The advantages to Kiran of being a sole proprietor are as follows:
- Quick Decision Making: Total Management and control of the firm lie in the hands of the sole proprietor; i.e., Neha only. She enjoys the freedom of action and has all the authority to make decisions and run the business in the way she desires. It leads to quick decision-making as she does not have to consult with others and can take all minor and major decisions. Besides, timely decisions also help her in taking advantage of different market opportunities.
- Easy to Form and Dissolve: In a sole proprietorship, hardly any legal formalities are required for setting up the business except in some cases where a license is required. Also, she can close the business whenever she desires by paying back its debts. Therefore, it is easy to form and close this type of business organisation.
- Personal Touch: In a sole proprietorship, all the work is done by the owner himself. So, Neha is in direct contact with her employees and customers of the organisation and can make changes in the product according to the demands of the customer. Also, she will be able to solve the problems faced by the employees easily.
(b) According to Justice Lindley, Joint Stock Company is an association of many persons who contribute money or money’s worth to a common stock and employ it for some common purpose.
The benefits to Neha of converting her business to a joint stock company are:
- Limited Liability: The liability of the members of a company is limited to the extent of the share contributed by them in the company. If a company faces a loss, the shareholders of the company do not have to sell off their personal property for repayment. As Neha is a sole proprietor and has to bear all the losses of the firm, by converting the business into a joint stock company she can have limited liability.
- Transfer of Interest: As the shares of a company are transferrable and can be easily bought and sold in the market, it brings liquidity to the investment in the company. The shareholders can anytime convert their share investment into cash and can use that amount to buy the shares of another company.

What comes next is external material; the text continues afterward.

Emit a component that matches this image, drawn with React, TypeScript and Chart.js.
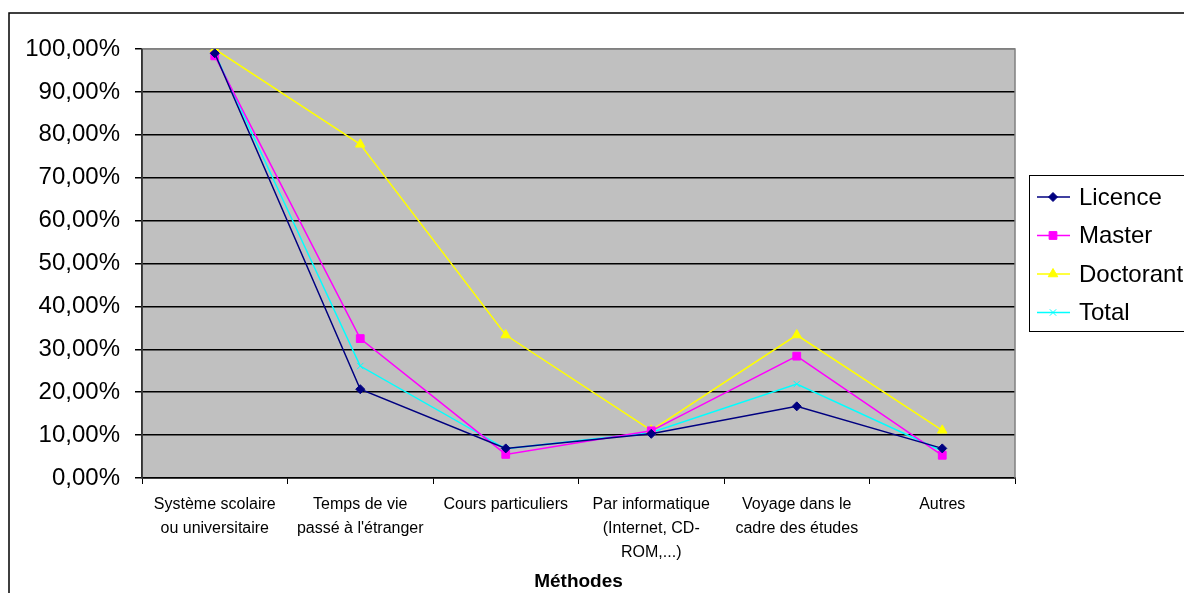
import React, { useEffect, useRef } from "react";
import { Chart, registerables } from "chart.js";
import { drawPoint } from "chart.js/helpers";

Chart.register(...registerables);

const categories: (string | string[])[] = [
  ["Système scolaire", "ou universitaire"],
  ["Temps de vie", "passé à l'étranger"],
  "Cours particuliers",
  ["Par informatique", "(Internet, CD-", "ROM,...)"],
  ["Voyage dans le", "cadre des études"],
  "Autres",
];

const licence = [99.0, 20.7, 6.9, 10.3, 16.7, 6.9];
const master = [98.4, 32.5, 5.5, 11.0, 28.4, 5.3];
const doctorant = [100, 77.78, 33.33, 11.11, 33.33, 11.11];
const total = [99.0, 26.1, 6.8, 10.6, 21.9, 6.3];

const seriesNames = ["Licence", "Master", "Doctorant", "Total"];
const axisTitle = "Méthodes";

const FONT = "'Liberation Sans', Arial, sans-serif";

const frame = {
  id: "frame",
  beforeDraw(chart: any) {
    const { ctx, chartArea: a } = chart;
    ctx.save();
    ctx.fillStyle = "#ffffff";
    ctx.fillRect(0, 0, chart.width, chart.height);
    ctx.strokeStyle = "#000000";
    ctx.lineWidth = 1.5;
    ctx.strokeRect(9, 13, chart.width + 20, chart.height + 20);
    ctx.fillStyle = "#C0C0C0";
    ctx.fillRect(a.left, a.top, a.right - a.left, a.bottom - a.top);
    ctx.restore();
  },
  beforeDatasetsDraw(chart: any) {
    const { ctx, chartArea: a } = chart;
    ctx.save();
    ctx.strokeStyle = "#808080";
    ctx.lineWidth = 1.5;
    ctx.beginPath();
    ctx.moveTo(a.left, a.top);
    ctx.lineTo(a.right, a.top);
    ctx.lineTo(a.right, a.bottom);
    ctx.stroke();
    ctx.strokeStyle = "#333333";
    ctx.beginPath();
    ctx.moveTo(a.left, a.top);
    ctx.lineTo(a.left, a.bottom);
    ctx.stroke();
    ctx.restore();
  },
  afterDraw(chart: any) {
    const { ctx } = chart;
    const bx = 1029;
    const by = 175;
    ctx.save();
    ctx.fillStyle = "#ffffff";
    ctx.fillRect(bx, by, 200, 156);
    ctx.strokeStyle = "#000000";
    ctx.lineWidth = 1;
    ctx.strokeRect(bx + 0.5, by + 0.5, 200, 156);
    ctx.font = `24px ${FONT}`;
    ctx.textBaseline = "middle";
    ctx.textAlign = "left";
    chart.data.datasets.forEach((ds: any, i: number) => {
      const y = 197 + i * 38.5;
      ctx.strokeStyle = ds.borderColor;
      ctx.lineWidth = 1.5;
      ctx.beginPath();
      ctx.moveTo(1037, y);
      ctx.lineTo(1070, y);
      ctx.stroke();
      ctx.fillStyle = ds.pointBackgroundColor;
      ctx.strokeStyle = ds.pointBorderColor;
      ctx.lineWidth = 1;
      drawPoint(ctx, { pointStyle: ds.pointStyle, radius: ds.pointRadius, rotation: 0, borderWidth: 1 } as any, 1053, y);
      ctx.fillStyle = "#000000";
      ctx.fillText(seriesNames[i], 1079, y + 1);
    });
    ctx.restore();
  },
};

export default function App() {
  const ref = useRef<HTMLCanvasElement | null>(null);
  useEffect(() => {
    if (!ref.current) return;
    const mk = (label: string, data: number[], color: string, style: string, r: number) => ({
      label,
      data,
      borderColor: color,
      backgroundColor: color,
      pointBackgroundColor: color,
      pointBorderColor: color,
      pointStyle: style,
      pointRadius: r,
      pointBorderWidth: 1,
      borderWidth: 1.5,
      tension: 0,
    });
    const chart = new Chart(ref.current, {
      type: "line",
      data: {
        labels: categories,
        datasets: [
          mk(seriesNames[0], licence, "#000080", "rectRot", 4.5),
          mk(seriesNames[1], master, "#FF00FF", "rect", 5.5),
          mk(seriesNames[2], doctorant, "#FFFF00", "triangle", 5.5),
          mk(seriesNames[3], total, "#00FFFF", "crossRot", 4.5),
        ],
      },
      options: {
        animation: false,
        responsive: false,
        layout: { padding: { top: 49, right: 169, left: 0, bottom: 0 } },
        plugins: { legend: { display: false }, tooltip: { enabled: false } },
        scales: {
          x: {
            offset: true,
            afterFit: (s: any) => {
              s.height = 115;
            },
            grid: {
              offset: true,
              drawOnChartArea: false,
              drawTicks: true,
              tickLength: 6,
              color: "#000000",
              lineWidth: 1,
            },
            border: { color: "#000000", width: 1.5 },
            ticks: {
              autoSkip: false,
              maxRotation: 0,
              minRotation: 0,
              color: "#000000",
              padding: 9,
              font: { family: FONT, size: 16, lineHeight: 1.5 },
            },
            title: {
              display: true,
              text: axisTitle,
              color: "#000000",
              font: { family: FONT, size: 19, weight: "bold" },
              padding: { top: 0, bottom: 0 },
            },
          },
          y: {
            min: 0,
            max: 100,
            afterFit: (s: any) => {
              s.width = 142;
            },
            grid: {
              color: (c: any) => (c.tick && c.tick.value === 100 ? "#808080" : "#000000"),
              lineWidth: 1.5,
              tickLength: 7,
              tickColor: "#000000",
            },
            border: { color: "#333333", width: 1.5 },
            ticks: {
              stepSize: 10,
              color: "#000000",
              padding: 15,
              font: { family: FONT, size: 24 },
              callback: (v: any) => Number(v).toFixed(2).replace(".", ",") + "%",
            },
          },
        },
      } as any,
      plugins: [frame],
    });
    return () => chart.destroy();
  }, []);
  return (
    <div style={{ position: "fixed", left: 0, top: 0, width: 1184, height: 593, background: "#fff" }}>
      <canvas ref={ref} width={1184} height={593} style={{ width: 1184, height: 593, display: "block" }} />
    </div>
  );
}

(c) In order to expand nationwide, it is necessary to change the company form from a sole proprietorship firm to a joint stock company as it is considered the most suitable form of organisation for operating business activities on a large scale.
(d) Following formalities will be needed to form a joint stock company:
- Kiran must obtain a certificate of incorporation.
- If she wants to operate as a public company, a certificate of commencement is required.
- She must hire professionals and brokers.
- Various documents, such as a prospectus, Articles of Association (AoA), and Memorandum of Association (MoA) must be prepared.